U.S. and Australian cybersecurity agencies, together with international partners, have released new secure AI integration principles for OT aimed at helping operators adopt artificial intelligence safely in critical-infrastructure environments. The guidance focuses on balancing innovation with risk management as AI technologies move deeper into operational technology systems.


eeNews Europe readers working with industrial, embedded, or automation systems will find the recommendations timely as AI-driven control and monitoring rapidly expand across OT networks.

A coordinated push for safer AI in OT

The Cybersecurity and Infrastructure Security Agency (CISA) and the Australian Signals Directorate’s Australian Cyber Security Centre (ASD’s ACSC) published Principles for the Secure Integration of Artificial Intelligence (AI) in Operational Technology (OT), with support from cybersecurity bodies across Europe, North America, and the Asia-Pacific region. Moreover, the document offers four core principles that help OT owners and operators understand risks and adopt AI in a controlled, resilient manner.

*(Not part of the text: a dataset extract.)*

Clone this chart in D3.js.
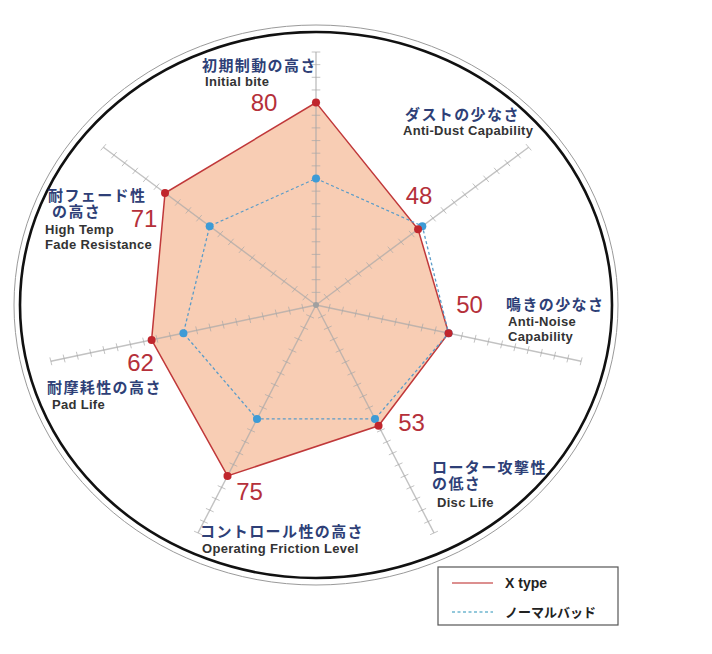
<!DOCTYPE html>
<html>
<head>
<meta charset="utf-8">
<script src="https://cdn.jsdelivr.net/npm/d3@7"></script>
<style>
  html, body { margin: 0; padding: 0; background: #fff; }
</style>
</head>
<body>
<div id="container"></div>
<script>
// 数据
const categoriesJa = [
  ['初期制動の高さ'],
  ['ダストの少なさ'],
  ['鳴きの少なさ'],
  ['ローター攻撃性', 'の低さ'],
  ['コントロール性の高さ'],
  ['耐摩耗性の高さ'],
  ['耐フェード性', 'の高さ']
];
const categoriesEn = [
  ['Initial bite'],
  ['Anti-Dust Capability'],
  ['Anti-Noise', 'Capability'],
  ['Disc Life'],
  ['Operating Friction Level'],
  ['Pad Life'],
  ['High Temp', 'Fade Resistance']
];
const xTypeValues = [80, 48, 50, 53, 75, 62, 71];
const normalValues = [50, 50, 50, 50, 50, 50, 50];
const seriesNames = ['X type', 'ノーマルバッド'];
const tickValues = d3.range(5, 101, 5);

// 画布
let width = 712;
let height = 654;
let cx = 316, cy = 305;
let stretchX = 1.075;

// label 位置 (左对齐基线)
const labelLayout = [
  { jx: 202, jy: 71, ex: 205, ey: 85.5 },
  { jx: 405, jy: 120, ex: 403, ey: 135 },
  { jx: 506, jy: 310, ex: 508, ey: 326 },
  { jx: 432, jy: 473, ex: 437, ey: 507 },
  { jx: 200, jy: 537, ex: 202, ey: 553 },
  { jx: 47, jy: 392.5, ex: 52, ey: 408.5 },
  { jx: 48, jy: 201, ex: 45, ey: 234 }
];
// 数值标签相对点的偏移
const valueOffset = [
  [-52, 8], [1, -25], [21, -20], [33, 5], [22, 24], [-11, 31], [-21, 34]
];

let svg = d3.create('svg').attr('width', width).attr('height', height);

let rScale = d3.scaleLinear().domain([0, 100]).range([0, 253]);
let angle = d3.scaleLinear().domain([0, categoriesJa.length]).range([0, 2 * Math.PI]);

function pt(i, v, off) {
  let a = angle(i);
  let r = rScale(v);
  let o = off || 0;
  // 垂直于轴的偏移
  let x = r * Math.sin(a) + o * Math.cos(a);
  let y = -r * Math.cos(a) + o * Math.sin(a);
  return [cx + x * stretchX, cy + y];
}

// 外圈
svg.append('ellipse')
  .attr('cx', cx).attr('cy', cy).attr('rx', 302).attr('ry', 280)
  .attr('fill', 'none').attr('stroke', '#9a9a9a').attr('stroke-width', 1);
svg.append('ellipse')
  .attr('cx', cx).attr('cy', cy).attr('rx', 296).attr('ry', 273)
  .attr('fill', 'none').attr('stroke', '#111').attr('stroke-width', 2.6);

let line = d3.line().curve(d3.curveLinearClosed);

// X type 填充
svg.append('path')
  .attr('d', line(xTypeValues.map((v, i) => pt(i, v))))
  .attr('fill', '#f8cdb4')
  .attr('stroke', 'none');

// 轴线和刻度
let axes = svg.append('g').attr('stroke', '#a8a8a8').attr('stroke-opacity', 0.7);
categoriesJa.forEach((c, i) => {
  let p0 = pt(i, 0), p1 = pt(i, 100);
  axes.append('line')
    .attr('x1', p0[0]).attr('y1', p0[1])
    .attr('x2', p1[0]).attr('y2', p1[1])
    .attr('stroke-width', 1.4);
  axes.selectAll(null)
    .data(tickValues)
    .enter()
    .append('line')
    .attr('x1', d => pt(i, d, -4)[0])
    .attr('y1', d => pt(i, d, -4)[1])
    .attr('x2', d => pt(i, d, 4)[0])
    .attr('y2', d => pt(i, d, 4)[1])
    .attr('stroke-width', 1);
});
svg.append('circle').attr('cx', cx).attr('cy', cy).attr('r', 3).attr('fill', '#a0a0a0');

// X type 线
svg.append('path')
  .attr('d', line(xTypeValues.map((v, i) => pt(i, v))))
  .attr('fill', 'none')
  .attr('stroke', '#c0383a')
  .attr('stroke-width', 1.5);

// ノーマルバッド 线
svg.append('path')
  .attr('d', line(normalValues.map((v, i) => pt(i, v))))
  .attr('fill', 'none')
  .attr('stroke', '#5b9cc8')
  .attr('stroke-width', 1.3)
  .attr('stroke-dasharray', '3,2.5');

svg.selectAll('.normal-dot')
  .data(normalValues)
  .enter()
  .append('circle')
  .attr('class', 'normal-dot')
  .attr('cx', (d, i) => pt(i, d)[0])
  .attr('cy', (d, i) => pt(i, d)[1])
  .attr('r', 4)
  .attr('fill', '#3d9bd6');

svg.selectAll('.x-dot')
  .data(xTypeValues)
  .enter()
  .append('circle')
  .attr('class', 'x-dot')
  .attr('cx', (d, i) => pt(i, d)[0])
  .attr('cy', (d, i) => pt(i, d)[1])
  .attr('r', 4)
  .attr('fill', '#c0262d');

// 数值标签
svg.selectAll('.value-label')
  .data(xTypeValues)
  .enter()
  .append('text')
  .attr('class', 'value-label')
  .attr('x', (d, i) => pt(i, d)[0] + valueOffset[i][0])
  .attr('y', (d, i) => pt(i, d)[1] + valueOffset[i][1])
  .attr('text-anchor', 'middle')
  .attr('font-family', '"Liberation Sans", Arial, sans-serif')
  .attr('font-size', '24px')
  .attr('fill', '#b5303a')
  .text(d => d);

// 类别标签 (多行用 tspan)
categoriesJa.forEach((lines, i) => {
  let lay = labelLayout[i];
  let ja = svg.append('text')
    .attr('x', lay.jx)
    .attr('y', lay.jy)
    .attr('font-family', '"Noto Sans CJK JP", sans-serif')
    .attr('font-weight', 700)
    .attr('font-size', '15px')
    .attr('letter-spacing', '1.4px')
    .attr('fill', '#2e3f77');
  lines.forEach((t, k) => {
    ja.append('tspan')
      .attr('x', lay.jx + (k > 0 && i === 6 ? 4 : 0))
      .attr('y', lay.jy + k * 16)
      .text(t);
  });
  let en = svg.append('text')
    .attr('x', lay.ex)
    .attr('y', lay.ey)
    .attr('font-family', '"Liberation Sans", Arial, sans-serif')
    .attr('font-weight', 600)
    .attr('font-size', '13px')
    .attr('letter-spacing', '0.3px')
    .attr('fill', '#333');
  categoriesEn[i].forEach((t, k) => {
    en.append('tspan')
      .attr('x', lay.ex)
      .attr('y', lay.ey + k * 14.6)
      .text(t);
  });
});

// 图例
let legend = svg.append('g');
legend.append('rect')
  .attr('x', 438).attr('y', 567).attr('width', 180).attr('height', 58)
  .attr('fill', '#fff').attr('stroke', '#555').attr('stroke-width', 1.2);
legend.append('line')
  .attr('x1', 452).attr('y1', 583).attr('x2', 493).attr('y2', 583)
  .attr('stroke', '#d06a6a').attr('stroke-width', 1.4);
legend.append('line')
  .attr('x1', 452).attr('y1', 612).attr('x2', 493).attr('y2', 612)
  .attr('stroke', '#6fb7d0').attr('stroke-width', 1.3)
  .attr('stroke-dasharray', '3,2.5');
legend.append('text')
  .attr('x', 505).attr('y', 588)
  .attr('font-family', '"Liberation Sans", Arial, sans-serif')
  .attr('font-weight', 600)
  .attr('font-size', '14px')
  .attr('fill', '#222')
  .text(seriesNames[0]);
legend.append('text')
  .attr('x', 505).attr('y', 617)
  .attr('font-family', '"Noto Sans CJK JP", sans-serif')
  .attr('font-weight', 700)
  .attr('font-size', '13px')
  .attr('fill', '#222')
  .text(seriesNames[1]);

d3.select('#container').append(() => svg.node());
</script>
</body>
</html>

“AI holds tremendous promise for enhancing the performance and resilience of operational technology environments – but that promise must be matched with vigilance,” said CISA Acting Director Madhu Gottumukkala. “OT systems are the backbone of our nation’s critical infrastructure, and integrating AI into these environments demands a thoughtful, risk-informed approach. This guidance equips organizations with actionable principles that AI adoption strengthens — not compromises — the safety, security, and reliability of essential services.”

The guidance highlights machine-learning and large-language-model deployments, including AI agents, and notes that its principles also apply to systems that use traditional statistical models or rule-based automation.

Four principles for AI deployment in critical infrastructure

CISA and ASD’s ACSC urge organizations to start by understanding AI, training technical teams and operators on AI risks, impacts, and secure development practices. They also encourage operators to assess AI use cases in OT environments, balancing technical feasibility with data-security requirements and planning for short- and long-term integration challenges.

The third principle calls for stronger AI governance, which includes continuous model testing and strict compliance monitoring. The final principle emphasizes embedding safety and security into every AI project, maintaining transparency, operator oversight, and tight alignment with existing incident-response plans.

Broad international backing

Cybersecurity agencies across North America, Europe, and the Asia-Pacific region — including the NSA’s AI Security Center, the FBI, Canada’s Cyber Centre, Germany’s BSI, the Netherlands’ NCSC-NL, New Zealand’s NCSC-NZ, and the UK’s NCSC—collaborated on the guide to strengthen AI security in critical-infrastructure systems. Readers can access the full guidance and related resources on CISA’s Artificial Intelligence and Industrial Control Systems webpages.